> **WORK REQUIRED**: What is to be printed is the span of lines starting at the one containing "Generate a standalone" and ending at the one containing "t.textContent=c;", reproduced exactly with pictures left out.

[START INPUT DATA]

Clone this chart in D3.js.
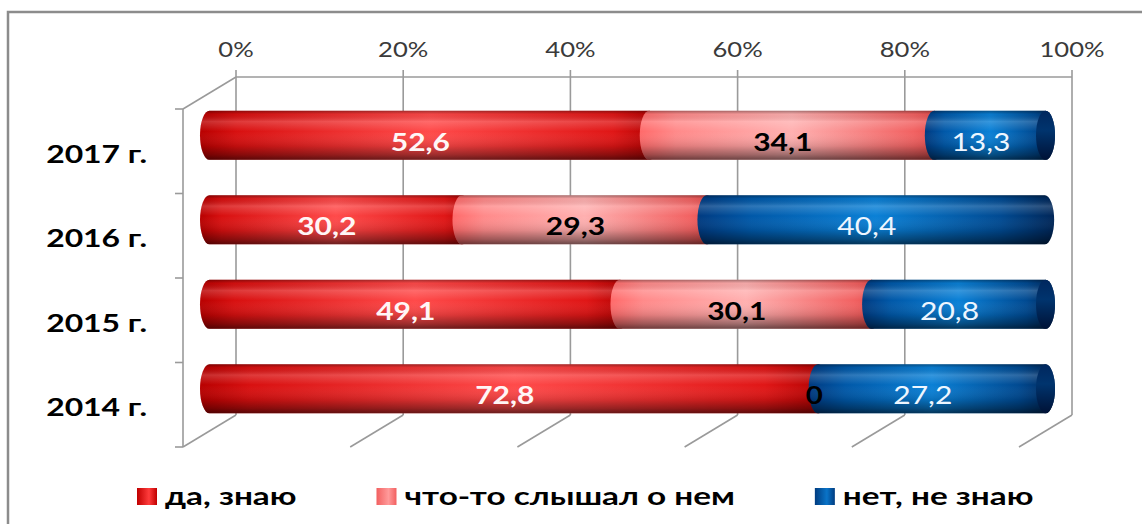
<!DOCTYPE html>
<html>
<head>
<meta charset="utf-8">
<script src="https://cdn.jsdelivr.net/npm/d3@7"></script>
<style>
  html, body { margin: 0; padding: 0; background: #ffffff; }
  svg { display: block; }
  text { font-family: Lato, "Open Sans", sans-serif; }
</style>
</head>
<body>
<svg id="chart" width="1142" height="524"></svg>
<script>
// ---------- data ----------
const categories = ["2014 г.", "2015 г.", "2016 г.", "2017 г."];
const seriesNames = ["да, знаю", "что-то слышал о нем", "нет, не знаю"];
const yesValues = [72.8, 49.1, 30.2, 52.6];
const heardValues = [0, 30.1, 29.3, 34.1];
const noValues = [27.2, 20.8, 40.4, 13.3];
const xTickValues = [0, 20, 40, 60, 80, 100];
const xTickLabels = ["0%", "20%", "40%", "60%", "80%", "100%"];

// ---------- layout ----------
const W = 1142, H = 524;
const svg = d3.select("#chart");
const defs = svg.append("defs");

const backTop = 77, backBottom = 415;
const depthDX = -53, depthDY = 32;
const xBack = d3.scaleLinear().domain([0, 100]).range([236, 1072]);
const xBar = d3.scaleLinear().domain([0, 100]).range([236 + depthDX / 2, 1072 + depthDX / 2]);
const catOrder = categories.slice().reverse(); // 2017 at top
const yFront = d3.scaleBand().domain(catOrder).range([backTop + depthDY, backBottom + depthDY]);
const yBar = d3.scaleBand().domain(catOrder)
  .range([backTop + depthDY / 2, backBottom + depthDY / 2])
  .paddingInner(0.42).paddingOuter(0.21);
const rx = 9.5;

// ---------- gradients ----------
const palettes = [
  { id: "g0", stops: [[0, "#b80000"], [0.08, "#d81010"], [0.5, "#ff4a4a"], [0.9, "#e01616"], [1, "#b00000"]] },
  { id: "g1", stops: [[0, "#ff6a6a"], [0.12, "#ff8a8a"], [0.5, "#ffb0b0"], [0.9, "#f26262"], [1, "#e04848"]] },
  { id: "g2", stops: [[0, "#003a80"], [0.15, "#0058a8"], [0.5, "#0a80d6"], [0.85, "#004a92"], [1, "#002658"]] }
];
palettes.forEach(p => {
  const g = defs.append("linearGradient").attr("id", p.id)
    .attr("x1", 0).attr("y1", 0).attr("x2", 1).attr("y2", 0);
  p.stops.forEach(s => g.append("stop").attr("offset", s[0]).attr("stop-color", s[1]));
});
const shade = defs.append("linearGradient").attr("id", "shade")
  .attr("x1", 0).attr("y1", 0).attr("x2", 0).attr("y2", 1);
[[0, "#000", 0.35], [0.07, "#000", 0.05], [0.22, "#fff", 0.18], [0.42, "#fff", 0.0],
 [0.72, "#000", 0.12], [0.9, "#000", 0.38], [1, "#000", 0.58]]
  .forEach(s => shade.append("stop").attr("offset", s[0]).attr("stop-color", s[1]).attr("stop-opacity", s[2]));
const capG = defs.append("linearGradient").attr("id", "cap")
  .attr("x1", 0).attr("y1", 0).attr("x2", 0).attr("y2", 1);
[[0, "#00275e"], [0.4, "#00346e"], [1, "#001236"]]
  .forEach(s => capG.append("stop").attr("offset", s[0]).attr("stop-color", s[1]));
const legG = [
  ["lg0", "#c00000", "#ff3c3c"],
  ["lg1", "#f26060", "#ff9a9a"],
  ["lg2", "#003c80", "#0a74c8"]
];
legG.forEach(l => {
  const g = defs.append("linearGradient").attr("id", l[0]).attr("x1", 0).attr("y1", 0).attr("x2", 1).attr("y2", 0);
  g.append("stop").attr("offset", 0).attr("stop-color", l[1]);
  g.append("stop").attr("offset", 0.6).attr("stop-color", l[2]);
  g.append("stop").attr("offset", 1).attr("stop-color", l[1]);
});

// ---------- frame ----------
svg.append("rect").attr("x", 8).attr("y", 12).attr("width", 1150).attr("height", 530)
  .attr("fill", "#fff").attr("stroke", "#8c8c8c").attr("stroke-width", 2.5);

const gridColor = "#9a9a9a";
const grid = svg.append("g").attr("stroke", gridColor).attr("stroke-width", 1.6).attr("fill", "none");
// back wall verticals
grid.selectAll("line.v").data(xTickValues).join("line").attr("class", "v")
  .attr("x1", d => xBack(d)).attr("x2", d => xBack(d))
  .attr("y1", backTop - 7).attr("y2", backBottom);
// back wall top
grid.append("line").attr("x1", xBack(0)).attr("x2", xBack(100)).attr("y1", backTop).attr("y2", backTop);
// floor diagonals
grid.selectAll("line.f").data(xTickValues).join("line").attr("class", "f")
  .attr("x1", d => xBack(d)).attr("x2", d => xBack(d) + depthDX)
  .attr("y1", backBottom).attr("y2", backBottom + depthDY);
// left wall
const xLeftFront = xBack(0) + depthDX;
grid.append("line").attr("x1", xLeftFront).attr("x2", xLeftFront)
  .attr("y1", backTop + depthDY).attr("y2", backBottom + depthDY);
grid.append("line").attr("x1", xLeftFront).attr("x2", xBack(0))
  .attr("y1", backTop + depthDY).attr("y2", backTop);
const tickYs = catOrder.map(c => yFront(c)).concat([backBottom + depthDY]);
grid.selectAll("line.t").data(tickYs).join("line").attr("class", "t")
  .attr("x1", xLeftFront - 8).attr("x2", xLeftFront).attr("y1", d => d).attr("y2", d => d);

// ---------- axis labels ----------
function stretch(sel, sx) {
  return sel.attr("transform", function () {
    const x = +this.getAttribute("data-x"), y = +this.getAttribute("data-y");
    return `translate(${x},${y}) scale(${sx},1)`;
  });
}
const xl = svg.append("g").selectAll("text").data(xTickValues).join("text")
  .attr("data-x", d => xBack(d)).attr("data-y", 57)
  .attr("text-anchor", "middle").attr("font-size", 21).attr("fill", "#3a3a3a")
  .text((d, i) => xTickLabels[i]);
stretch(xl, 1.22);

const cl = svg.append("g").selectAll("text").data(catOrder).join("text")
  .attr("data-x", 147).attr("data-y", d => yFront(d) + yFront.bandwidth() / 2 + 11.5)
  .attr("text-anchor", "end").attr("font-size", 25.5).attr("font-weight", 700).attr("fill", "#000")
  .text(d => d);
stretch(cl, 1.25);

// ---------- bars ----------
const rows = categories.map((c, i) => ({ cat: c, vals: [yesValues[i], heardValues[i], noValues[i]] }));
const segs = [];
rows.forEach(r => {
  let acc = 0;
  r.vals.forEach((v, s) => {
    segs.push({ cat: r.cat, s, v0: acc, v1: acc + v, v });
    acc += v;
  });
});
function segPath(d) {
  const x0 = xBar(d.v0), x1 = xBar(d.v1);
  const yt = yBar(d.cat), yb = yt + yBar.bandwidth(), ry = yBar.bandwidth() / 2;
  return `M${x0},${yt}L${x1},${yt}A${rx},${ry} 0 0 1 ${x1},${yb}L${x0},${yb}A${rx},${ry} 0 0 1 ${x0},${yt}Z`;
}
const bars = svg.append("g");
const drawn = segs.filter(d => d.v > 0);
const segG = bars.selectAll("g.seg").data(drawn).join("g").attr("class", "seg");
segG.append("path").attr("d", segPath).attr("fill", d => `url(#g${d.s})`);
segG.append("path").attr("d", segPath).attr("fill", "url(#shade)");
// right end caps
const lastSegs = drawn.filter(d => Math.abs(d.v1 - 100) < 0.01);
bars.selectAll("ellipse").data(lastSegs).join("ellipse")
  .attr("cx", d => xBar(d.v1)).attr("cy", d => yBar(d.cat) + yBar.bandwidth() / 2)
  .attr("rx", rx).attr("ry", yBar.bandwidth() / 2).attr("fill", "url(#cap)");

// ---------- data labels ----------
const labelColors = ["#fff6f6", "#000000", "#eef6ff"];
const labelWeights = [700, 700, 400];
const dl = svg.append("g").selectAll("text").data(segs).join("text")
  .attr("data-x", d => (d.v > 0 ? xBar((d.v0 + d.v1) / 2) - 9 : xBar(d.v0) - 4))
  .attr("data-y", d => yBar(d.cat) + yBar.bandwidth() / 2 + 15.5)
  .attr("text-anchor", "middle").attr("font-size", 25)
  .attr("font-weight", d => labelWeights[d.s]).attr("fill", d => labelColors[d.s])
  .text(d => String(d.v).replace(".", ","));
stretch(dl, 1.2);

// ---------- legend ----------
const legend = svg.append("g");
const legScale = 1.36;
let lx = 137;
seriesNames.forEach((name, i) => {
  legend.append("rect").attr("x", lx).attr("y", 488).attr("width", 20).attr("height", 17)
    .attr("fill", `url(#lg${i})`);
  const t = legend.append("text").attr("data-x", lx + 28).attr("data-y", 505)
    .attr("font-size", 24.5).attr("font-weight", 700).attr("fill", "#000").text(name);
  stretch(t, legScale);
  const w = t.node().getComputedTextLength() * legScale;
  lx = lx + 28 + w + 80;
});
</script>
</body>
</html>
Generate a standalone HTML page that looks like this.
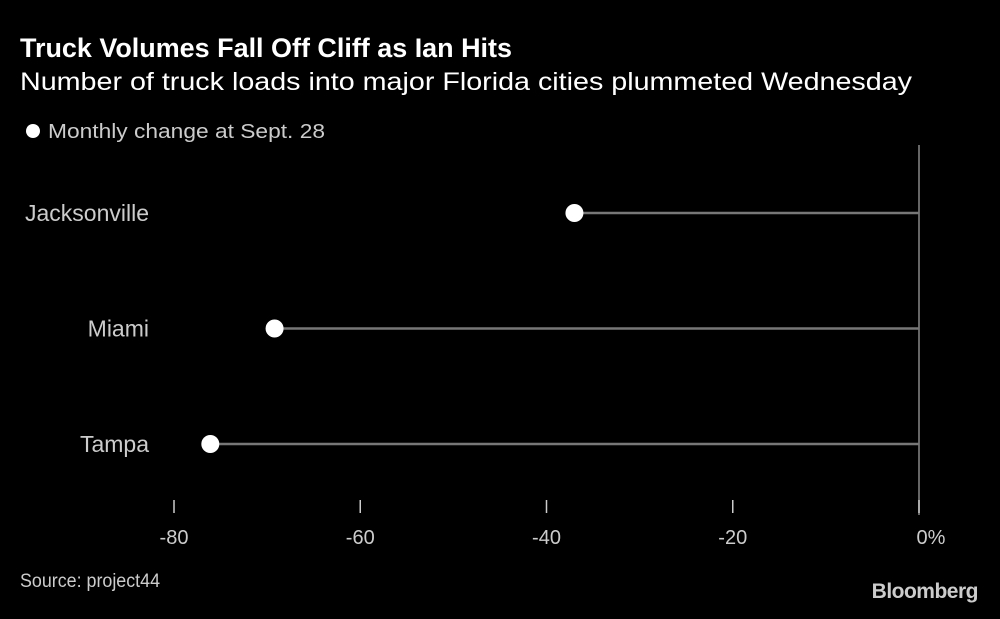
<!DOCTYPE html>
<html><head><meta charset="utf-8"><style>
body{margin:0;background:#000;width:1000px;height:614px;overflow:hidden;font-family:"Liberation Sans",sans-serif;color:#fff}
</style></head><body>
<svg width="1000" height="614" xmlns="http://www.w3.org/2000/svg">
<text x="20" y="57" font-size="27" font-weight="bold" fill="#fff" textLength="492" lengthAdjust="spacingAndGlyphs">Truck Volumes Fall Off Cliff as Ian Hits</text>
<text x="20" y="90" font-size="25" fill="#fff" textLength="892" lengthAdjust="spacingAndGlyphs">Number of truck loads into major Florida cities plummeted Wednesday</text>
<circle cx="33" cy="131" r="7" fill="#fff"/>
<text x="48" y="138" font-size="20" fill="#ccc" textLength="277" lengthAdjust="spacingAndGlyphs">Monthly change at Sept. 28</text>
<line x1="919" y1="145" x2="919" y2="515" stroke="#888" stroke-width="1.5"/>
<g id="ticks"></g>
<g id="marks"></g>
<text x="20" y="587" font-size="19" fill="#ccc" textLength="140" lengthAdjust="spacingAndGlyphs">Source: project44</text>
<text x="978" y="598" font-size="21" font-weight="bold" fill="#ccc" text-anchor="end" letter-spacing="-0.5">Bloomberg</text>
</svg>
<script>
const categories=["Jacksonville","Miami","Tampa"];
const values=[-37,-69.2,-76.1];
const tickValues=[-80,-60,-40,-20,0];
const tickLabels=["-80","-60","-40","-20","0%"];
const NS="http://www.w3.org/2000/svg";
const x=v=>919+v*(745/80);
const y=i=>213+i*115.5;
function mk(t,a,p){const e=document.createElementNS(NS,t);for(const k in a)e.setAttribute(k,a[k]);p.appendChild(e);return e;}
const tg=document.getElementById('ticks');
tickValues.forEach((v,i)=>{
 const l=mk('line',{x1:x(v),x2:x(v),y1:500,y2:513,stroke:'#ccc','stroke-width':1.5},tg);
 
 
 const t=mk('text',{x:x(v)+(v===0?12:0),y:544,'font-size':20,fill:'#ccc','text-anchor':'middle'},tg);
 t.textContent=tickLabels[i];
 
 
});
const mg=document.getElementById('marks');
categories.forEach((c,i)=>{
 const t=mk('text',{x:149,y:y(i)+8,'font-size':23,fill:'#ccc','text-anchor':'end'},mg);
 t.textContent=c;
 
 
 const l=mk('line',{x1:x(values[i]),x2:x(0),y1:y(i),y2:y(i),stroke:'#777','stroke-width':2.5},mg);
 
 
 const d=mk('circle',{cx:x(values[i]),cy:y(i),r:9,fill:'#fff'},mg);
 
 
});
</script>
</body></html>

[END INPUT DATA]

> **SOLUTION**:
Generate a standalone HTML page that looks like this.
<!DOCTYPE html>
<html><head><meta charset="utf-8"><style>
body{margin:0;background:#000;width:1000px;height:614px;overflow:hidden;font-family:"Liberation Sans",sans-serif;color:#fff}
</style></head><body>
<svg width="1000" height="614" xmlns="http://www.w3.org/2000/svg">
<text x="20" y="57" font-size="27" font-weight="bold" fill="#fff" textLength="492" lengthAdjust="spacingAndGlyphs">Truck Volumes Fall Off Cliff as Ian Hits</text>
<text x="20" y="90" font-size="25" fill="#fff" textLength="892" lengthAdjust="spacingAndGlyphs">Number of truck loads into major Florida cities plummeted Wednesday</text>
<circle cx="33" cy="131" r="7" fill="#fff"/>
<text x="48" y="138" font-size="20" fill="#ccc" textLength="277" lengthAdjust="spacingAndGlyphs">Monthly change at Sept. 28</text>
<line x1="919" y1="145" x2="919" y2="515" stroke="#888" stroke-width="1.5"/>
<g id="ticks"></g>
<g id="marks"></g>
<text x="20" y="587" font-size="19" fill="#ccc" textLength="140" lengthAdjust="spacingAndGlyphs">Source: project44</text>
<text x="978" y="598" font-size="21" font-weight="bold" fill="#ccc" text-anchor="end" letter-spacing="-0.5">Bloomberg</text>
</svg>
<script>
const categories=["Jacksonville","Miami","Tampa"];
const values=[-37,-69.2,-76.1];
const tickValues=[-80,-60,-40,-20,0];
const tickLabels=["-80","-60","-40","-20","0%"];
const NS="http://www.w3.org/2000/svg";
const x=v=>919+v*(745/80);
const y=i=>213+i*115.5;
function mk(t,a,p){const e=document.createElementNS(NS,t);for(const k in a)e.setAttribute(k,a[k]);p.appendChild(e);return e;}
const tg=document.getElementById('ticks');
tickValues.forEach((v,i)=>{
 const l=mk('line',{x1:x(v),x2:x(v),y1:500,y2:513,stroke:'#ccc','stroke-width':1.5},tg);
 
 
 const t=mk('text',{x:x(v)+(v===0?12:0),y:544,'font-size':20,fill:'#ccc','text-anchor':'middle'},tg);
 t.textContent=tickLabels[i];
 
 
});
const mg=document.getElementById('marks');
categories.forEach((c,i)=>{
 const t=mk('text',{x:149,y:y(i)+8,'font-size':23,fill:'#ccc','text-anchor':'end'},mg);
 t.textContent=c;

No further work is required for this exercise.